Following a tumultuous 2025 that erased over $1.2 trillion from the crypto market, investors are now eyeing 2026 as a pivotal year—one that could signal either a recovery for the industry or deepen what many regard as its most severe downturn since the last major cycle.
Summary
- The recent crypto market crash has wiped out over $1.2 trillion in value over the past few months.
- There are several potential catalysts that could spur a crypto market rally in the upcoming year.
- These catalysts must counter various bearish technical indicators.
The crypto market has seen a sharp decline in the last two quarters, with Bitcoin (BTC) and most altcoins plummeting by double digits from their peak values this year.
Bitcoin has fallen from a year-to-date high of $126,200 to the current value of $88,000, while the overall market capitalization of all tokens has dropped from a high of $4.3 trillion to the present $2.9 trillion.
This article analyzes key factors that will influence whether the crypto market crash will continue or a rally will emerge.
Crypto market’s response to the CLARITY Act
A significant catalyst for the crypto market will be regulatory developments, particularly the CLARITY Act currently under discussion in the Senate.
This bill, which has already passed the House of Representatives, seeks to clarify roles between the Securities and Exchange Commission and the Commodity Futures Trading Commission in the crypto space.
If enacted, it will mark the second major piece of legislation passed by the current Congress, following the GENIUS Act, which focused on regulating the stablecoin sector now valued over $308 billion.
In addition to the CLARITY Act, the SEC, led by Paul Atkins, has pledged to adopt a more supportive stance toward the crypto industry. In fact, starting in January, the agency plans to grant an industry exemption allowing the launch of products without adhering to the entire regulatory framework.
Retirement accounts investing in cryptocurrencies
Another promising catalyst for the crypto market could be the green light for employer-sponsored plans to invest in cryptocurrencies and other private assets like private equity and credit.
President Donald Trump has advocated for this, which may become a reality in 2026. Such a move could significantly boost the crypto market by unlocking trillions of dollars potentially funneled into the sector.
Additionally, the proposed tariff dividend, which would send checks to Americans, along with promises from Trump and Treasury Secretary Scott Bessent for the largest tax refunds, could further enhance demand for riskier assets like stocks and cryptocurrencies, likely driving up prices over time.

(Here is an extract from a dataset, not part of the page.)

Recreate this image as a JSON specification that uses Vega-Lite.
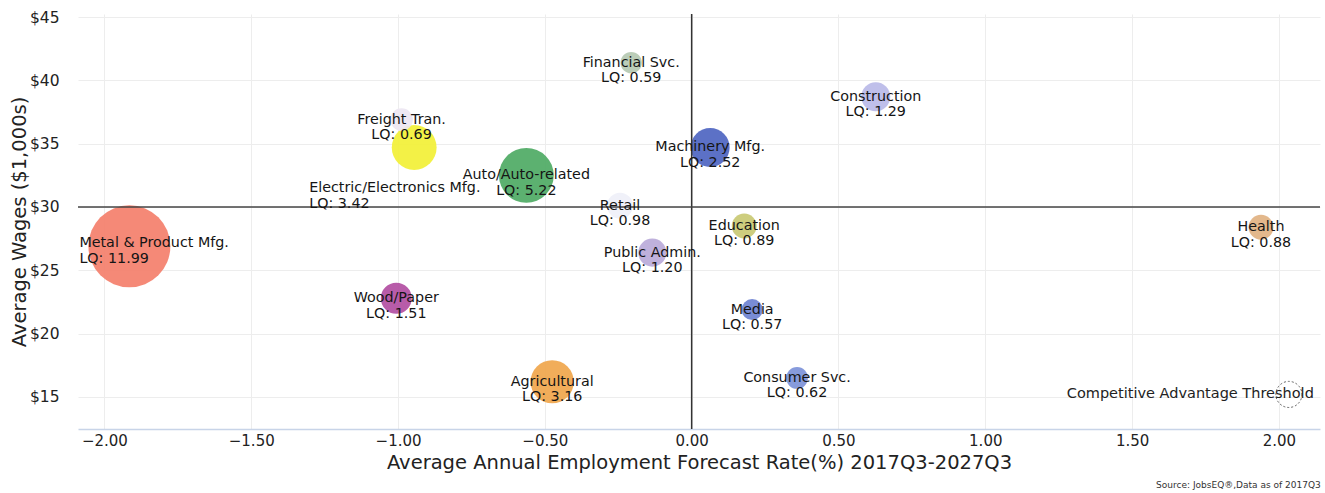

Federal Reserve interest rate cuts
Further catalysts for a potential crypto market rally in 2025 may arise from actions taken by the Federal Reserve. The first could be Trump’s appointment of a new chair.
Trump has suggested he would appoint a Fed official willing to lower interest rates to 1%, contrasting with Jerome Powell, who has maintained a more independent stance.

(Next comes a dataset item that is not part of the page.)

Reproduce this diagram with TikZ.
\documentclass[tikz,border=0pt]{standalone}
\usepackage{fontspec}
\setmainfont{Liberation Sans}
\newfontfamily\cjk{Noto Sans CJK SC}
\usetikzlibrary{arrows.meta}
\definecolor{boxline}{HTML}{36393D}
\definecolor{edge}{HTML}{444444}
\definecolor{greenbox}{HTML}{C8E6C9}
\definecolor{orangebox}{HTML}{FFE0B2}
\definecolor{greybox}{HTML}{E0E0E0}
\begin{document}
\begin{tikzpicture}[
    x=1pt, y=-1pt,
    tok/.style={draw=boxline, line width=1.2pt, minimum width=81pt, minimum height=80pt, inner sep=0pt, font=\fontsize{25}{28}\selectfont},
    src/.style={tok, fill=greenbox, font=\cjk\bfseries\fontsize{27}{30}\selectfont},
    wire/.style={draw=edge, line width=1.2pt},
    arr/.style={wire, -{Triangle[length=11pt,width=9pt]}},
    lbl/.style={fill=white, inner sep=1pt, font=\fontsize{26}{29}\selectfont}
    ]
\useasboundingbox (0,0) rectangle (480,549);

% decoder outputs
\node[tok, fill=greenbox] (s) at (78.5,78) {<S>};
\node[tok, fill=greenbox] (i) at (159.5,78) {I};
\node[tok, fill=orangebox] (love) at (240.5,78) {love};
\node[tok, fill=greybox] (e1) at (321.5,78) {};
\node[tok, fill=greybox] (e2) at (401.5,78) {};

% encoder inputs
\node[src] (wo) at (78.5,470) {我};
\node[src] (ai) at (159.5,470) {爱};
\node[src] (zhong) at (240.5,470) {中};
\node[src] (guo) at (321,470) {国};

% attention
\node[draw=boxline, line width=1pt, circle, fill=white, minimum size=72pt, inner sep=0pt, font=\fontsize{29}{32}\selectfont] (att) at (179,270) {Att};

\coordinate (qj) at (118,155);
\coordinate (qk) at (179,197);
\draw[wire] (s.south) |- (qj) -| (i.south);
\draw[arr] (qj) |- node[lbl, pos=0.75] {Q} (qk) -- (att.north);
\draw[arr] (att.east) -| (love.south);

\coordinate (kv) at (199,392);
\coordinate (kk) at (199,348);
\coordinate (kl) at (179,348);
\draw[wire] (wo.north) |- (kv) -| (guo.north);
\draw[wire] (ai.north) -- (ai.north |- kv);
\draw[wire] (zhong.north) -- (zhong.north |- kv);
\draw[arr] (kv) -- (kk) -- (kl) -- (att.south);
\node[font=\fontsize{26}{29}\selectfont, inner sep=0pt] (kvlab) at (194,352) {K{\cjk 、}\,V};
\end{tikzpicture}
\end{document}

Analysts predict that the Federal Reserve will implement several interest rate cuts throughout 2026, potentially increasing the U.S. M2 money supply well above the current $22 trillion. Historically, Bitcoin and other altcoins thrive in an environment where the M2 money supply is on the rise.
Bitcoin price must navigate bearish technicals

Technical indicators suggest that the crypto market downturn may still have room to extend into the upcoming year. The weekly chart shows that Bitcoin has established a large rising wedge pattern and is now forming a bearish pennant.
Additionally, Bitcoin has fallen below the Supertrend indicator on the weekly chart, signaling potential further declines in the year ahead. Thus, the key fundamentals outlined here must counter these bearish chart patterns to avert a continued crypto market collapse.